Here in this section of Operating System Long Questions and Answers,We have listed out some of the important Long Questions with Answers on thread , thread structure which will help students to answer it correctly in their University Written Exam.
Lists of Long Descriptive type Questions that may be asked in Written Exams.
- (1)What is thread? Explain thread structure. Explain different types of thread. OR Explain thread in brief.
Question-1 What is thread? Explain thread structure. Explain different types of thread. OR Explain thread in brief.
- A program has one or more locus of execution. Each execution is called a thread of execution.
- In traditional operating systems, each process has an address space and a single thread of execution.
- It is the smallest unit of processing that can be scheduled by an operating system.
- A thread is a single sequence stream within in a process. Because threads have some of the properties of processes, they are sometimes called lightweight processes. In a process, threads allow multiple executions of streams.
Thread Structure
- Process is used to group resources together and threads are the entities scheduled for execution on the CPU.
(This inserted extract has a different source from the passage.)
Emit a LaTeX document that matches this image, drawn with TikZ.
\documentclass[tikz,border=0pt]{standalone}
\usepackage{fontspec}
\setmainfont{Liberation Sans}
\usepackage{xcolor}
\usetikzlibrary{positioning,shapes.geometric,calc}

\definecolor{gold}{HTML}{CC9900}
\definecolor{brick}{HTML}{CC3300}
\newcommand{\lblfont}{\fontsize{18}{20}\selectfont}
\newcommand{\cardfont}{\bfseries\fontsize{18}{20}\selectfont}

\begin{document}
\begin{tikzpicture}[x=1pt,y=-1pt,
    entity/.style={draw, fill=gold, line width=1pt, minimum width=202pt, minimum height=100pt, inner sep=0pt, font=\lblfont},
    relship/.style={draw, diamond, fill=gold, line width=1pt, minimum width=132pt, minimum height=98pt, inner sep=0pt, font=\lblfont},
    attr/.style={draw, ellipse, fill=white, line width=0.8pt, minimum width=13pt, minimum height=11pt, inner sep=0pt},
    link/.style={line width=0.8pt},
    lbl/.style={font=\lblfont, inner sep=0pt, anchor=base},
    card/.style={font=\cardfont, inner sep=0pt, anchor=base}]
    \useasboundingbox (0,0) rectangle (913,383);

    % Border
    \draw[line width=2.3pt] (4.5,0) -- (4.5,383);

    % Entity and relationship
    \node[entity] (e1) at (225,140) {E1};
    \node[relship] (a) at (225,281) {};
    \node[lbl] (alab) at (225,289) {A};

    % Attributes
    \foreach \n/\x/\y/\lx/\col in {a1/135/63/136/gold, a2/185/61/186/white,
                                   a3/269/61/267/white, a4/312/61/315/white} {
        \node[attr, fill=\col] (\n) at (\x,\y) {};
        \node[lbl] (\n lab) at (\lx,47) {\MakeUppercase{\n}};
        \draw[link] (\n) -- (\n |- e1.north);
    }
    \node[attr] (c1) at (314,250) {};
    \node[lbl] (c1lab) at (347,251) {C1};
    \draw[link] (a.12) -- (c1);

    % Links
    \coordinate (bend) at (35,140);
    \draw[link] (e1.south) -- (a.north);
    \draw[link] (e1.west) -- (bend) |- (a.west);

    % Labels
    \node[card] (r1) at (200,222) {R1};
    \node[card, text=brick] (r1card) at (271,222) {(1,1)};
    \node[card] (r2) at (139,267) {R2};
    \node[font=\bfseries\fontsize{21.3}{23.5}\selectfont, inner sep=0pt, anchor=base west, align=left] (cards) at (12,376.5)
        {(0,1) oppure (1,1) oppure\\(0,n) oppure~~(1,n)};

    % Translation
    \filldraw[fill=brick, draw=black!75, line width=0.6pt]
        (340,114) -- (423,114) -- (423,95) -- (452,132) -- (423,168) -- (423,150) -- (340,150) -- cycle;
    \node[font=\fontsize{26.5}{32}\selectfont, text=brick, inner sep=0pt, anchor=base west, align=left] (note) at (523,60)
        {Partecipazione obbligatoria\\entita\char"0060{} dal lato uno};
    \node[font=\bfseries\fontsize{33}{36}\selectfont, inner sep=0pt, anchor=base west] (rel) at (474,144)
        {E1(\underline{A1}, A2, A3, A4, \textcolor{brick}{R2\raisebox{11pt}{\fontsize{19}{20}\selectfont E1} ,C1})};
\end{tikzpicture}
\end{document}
- The thread has a program counter that keeps track of which instruction to execute next.
- It has registers, which holds its current working variables.
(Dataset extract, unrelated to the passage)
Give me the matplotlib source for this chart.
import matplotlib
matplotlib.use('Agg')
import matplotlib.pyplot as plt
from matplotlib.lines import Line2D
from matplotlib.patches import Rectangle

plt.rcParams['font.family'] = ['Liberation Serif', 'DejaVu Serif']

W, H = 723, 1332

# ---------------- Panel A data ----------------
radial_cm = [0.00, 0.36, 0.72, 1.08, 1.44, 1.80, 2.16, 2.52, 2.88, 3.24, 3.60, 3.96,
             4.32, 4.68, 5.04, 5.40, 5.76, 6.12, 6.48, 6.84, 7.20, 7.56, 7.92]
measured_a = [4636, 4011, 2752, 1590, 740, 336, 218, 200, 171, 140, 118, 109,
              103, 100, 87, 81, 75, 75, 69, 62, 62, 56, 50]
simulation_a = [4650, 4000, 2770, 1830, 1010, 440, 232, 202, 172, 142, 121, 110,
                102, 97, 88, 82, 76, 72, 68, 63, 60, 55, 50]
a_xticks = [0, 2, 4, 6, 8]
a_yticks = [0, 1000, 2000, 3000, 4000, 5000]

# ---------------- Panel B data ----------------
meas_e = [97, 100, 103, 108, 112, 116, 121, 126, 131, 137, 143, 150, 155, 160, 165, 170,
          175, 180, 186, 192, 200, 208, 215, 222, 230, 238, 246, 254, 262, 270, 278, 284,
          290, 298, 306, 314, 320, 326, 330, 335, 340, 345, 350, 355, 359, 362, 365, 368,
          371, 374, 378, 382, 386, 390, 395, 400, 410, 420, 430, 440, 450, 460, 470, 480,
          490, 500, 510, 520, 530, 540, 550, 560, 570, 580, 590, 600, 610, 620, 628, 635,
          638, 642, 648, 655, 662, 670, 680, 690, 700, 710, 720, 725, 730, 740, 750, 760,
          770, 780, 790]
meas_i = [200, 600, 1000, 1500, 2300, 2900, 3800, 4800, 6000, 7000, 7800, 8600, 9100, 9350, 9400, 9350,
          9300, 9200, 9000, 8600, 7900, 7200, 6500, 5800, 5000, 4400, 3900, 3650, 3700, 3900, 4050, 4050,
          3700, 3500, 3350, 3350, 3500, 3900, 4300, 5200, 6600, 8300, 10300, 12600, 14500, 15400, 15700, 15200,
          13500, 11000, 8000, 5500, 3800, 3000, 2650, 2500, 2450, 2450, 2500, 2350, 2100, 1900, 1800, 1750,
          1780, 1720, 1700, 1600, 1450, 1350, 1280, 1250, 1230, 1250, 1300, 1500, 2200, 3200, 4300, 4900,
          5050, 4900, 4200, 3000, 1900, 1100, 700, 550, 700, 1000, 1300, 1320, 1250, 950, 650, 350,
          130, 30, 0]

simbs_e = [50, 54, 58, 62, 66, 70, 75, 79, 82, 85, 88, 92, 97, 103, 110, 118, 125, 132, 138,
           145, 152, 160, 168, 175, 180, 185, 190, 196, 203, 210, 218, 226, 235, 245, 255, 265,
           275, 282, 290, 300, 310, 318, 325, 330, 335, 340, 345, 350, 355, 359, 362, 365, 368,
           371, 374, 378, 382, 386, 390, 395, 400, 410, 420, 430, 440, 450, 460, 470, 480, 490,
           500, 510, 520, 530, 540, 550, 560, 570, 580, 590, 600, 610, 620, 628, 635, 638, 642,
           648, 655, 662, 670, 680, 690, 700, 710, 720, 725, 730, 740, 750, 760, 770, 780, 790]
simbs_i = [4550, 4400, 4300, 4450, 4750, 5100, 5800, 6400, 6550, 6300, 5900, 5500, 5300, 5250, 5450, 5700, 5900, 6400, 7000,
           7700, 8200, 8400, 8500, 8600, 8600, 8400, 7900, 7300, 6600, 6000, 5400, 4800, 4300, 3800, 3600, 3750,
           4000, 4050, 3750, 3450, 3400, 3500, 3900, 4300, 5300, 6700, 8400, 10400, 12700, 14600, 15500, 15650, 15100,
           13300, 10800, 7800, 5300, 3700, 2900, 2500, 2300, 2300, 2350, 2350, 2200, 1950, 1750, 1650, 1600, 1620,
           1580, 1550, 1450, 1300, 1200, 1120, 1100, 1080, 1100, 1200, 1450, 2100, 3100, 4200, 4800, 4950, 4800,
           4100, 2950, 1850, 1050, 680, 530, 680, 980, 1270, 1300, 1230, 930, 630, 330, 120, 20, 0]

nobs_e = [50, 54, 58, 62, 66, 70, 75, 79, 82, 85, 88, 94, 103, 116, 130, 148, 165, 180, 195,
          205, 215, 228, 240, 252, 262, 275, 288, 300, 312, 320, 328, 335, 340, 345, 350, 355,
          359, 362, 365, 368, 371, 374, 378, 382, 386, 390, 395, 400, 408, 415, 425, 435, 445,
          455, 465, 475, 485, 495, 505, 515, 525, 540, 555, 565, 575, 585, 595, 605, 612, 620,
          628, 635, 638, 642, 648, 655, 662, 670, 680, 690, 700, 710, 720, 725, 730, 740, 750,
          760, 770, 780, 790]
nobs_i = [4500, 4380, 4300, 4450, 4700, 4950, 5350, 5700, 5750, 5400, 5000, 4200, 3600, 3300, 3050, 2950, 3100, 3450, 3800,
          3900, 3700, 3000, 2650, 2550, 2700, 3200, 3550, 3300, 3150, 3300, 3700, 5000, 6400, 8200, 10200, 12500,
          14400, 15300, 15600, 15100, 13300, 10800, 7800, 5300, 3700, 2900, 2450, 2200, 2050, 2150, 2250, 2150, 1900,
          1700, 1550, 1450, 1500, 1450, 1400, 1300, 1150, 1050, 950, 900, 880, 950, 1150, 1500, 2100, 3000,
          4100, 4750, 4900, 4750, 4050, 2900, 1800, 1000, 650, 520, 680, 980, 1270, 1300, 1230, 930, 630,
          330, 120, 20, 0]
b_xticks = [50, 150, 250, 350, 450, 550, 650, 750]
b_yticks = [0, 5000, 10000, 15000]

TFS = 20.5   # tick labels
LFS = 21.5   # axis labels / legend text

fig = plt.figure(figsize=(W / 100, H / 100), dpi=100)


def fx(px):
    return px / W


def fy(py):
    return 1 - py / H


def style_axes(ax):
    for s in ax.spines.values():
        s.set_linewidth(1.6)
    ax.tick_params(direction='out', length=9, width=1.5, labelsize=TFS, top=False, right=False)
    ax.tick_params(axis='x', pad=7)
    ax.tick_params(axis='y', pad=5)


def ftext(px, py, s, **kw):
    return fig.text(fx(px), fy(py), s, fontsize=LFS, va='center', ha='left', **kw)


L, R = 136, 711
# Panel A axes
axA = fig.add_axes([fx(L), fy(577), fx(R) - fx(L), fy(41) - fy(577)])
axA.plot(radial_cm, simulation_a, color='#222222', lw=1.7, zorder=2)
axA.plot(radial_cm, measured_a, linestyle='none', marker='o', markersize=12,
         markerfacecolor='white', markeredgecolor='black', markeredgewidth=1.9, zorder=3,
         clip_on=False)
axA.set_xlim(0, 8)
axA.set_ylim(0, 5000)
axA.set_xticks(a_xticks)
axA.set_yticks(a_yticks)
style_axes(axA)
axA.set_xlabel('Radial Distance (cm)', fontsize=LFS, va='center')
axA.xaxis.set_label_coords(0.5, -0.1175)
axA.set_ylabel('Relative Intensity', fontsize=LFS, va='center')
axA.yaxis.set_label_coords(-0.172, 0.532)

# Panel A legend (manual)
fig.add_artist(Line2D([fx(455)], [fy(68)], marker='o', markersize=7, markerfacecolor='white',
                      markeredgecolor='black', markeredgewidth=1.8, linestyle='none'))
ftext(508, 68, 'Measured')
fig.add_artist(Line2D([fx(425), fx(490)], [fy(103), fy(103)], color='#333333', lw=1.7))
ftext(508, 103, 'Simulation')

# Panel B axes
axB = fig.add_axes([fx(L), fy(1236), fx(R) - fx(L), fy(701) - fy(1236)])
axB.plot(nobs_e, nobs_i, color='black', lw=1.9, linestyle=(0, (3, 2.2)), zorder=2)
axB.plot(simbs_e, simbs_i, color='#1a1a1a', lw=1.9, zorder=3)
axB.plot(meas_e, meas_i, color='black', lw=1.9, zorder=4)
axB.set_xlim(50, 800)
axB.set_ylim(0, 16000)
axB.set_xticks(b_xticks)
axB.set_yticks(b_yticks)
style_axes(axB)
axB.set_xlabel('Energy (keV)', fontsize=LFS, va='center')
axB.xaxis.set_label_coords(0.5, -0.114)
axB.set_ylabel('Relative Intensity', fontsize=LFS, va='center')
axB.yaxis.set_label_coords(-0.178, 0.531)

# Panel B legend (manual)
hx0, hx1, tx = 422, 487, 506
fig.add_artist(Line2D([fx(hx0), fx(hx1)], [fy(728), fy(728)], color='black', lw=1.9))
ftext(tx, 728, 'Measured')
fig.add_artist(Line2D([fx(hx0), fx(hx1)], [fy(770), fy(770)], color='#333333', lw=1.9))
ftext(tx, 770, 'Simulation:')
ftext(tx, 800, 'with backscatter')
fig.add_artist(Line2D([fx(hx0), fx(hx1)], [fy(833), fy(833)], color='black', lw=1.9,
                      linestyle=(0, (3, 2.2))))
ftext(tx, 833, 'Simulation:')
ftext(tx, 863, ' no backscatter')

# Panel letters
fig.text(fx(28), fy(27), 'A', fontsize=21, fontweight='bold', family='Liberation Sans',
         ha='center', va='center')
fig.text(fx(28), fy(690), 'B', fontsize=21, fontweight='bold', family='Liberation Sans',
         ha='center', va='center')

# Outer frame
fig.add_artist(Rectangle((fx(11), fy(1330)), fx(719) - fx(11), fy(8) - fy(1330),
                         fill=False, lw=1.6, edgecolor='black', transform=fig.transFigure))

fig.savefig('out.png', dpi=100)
- It has a stack, which contains the execution history, with one frame for each procedure called but not yet returned from.
- Although a thread must execute in some process, the thread and its process are different concepts and can be treated separately.
- What threads add to the process model is to allow multiple executions to take place in the same process environment, to a large degree independent of one another.
- Having multiple threads running in parallel in one process is similar to having multiple processes running in parallel in one computer.
In former case, the threads share an address space, open files, and other resources.
- In the latter case, process share physical memory, disks, printers and other resources.
- In Fig. above (a) we see three traditional processes. Each process has its own address space and a single thread of control.
- In contrast, in Fig. above (b) we see a single process with three threads of control.
- Although in both cases we have three threads, in Fig. above (a) each of them operates in a different address space, whereas in Fig. above (b) all three of them share the same address space.
- Like a traditional process (i.e., a process with only one thread), a thread can be in any one of several states: running, blocked, ready, or terminated.
- When multithreading is present, processes normally start with a single thread present.This thread has the ability to create new threads by calling a library procedure thread_create.
- When a thread has finished its work, it can exit by calling a library procedure thread_exit.
- One thread can wait for a (specific) thread to exit by calling a procedure thread_join.
This procedure blocks the calling thread until a (specific) thread has exited.
Another common thread call is thread_yield, which allows a thread to voluntarily give up the CPU to let another thread run.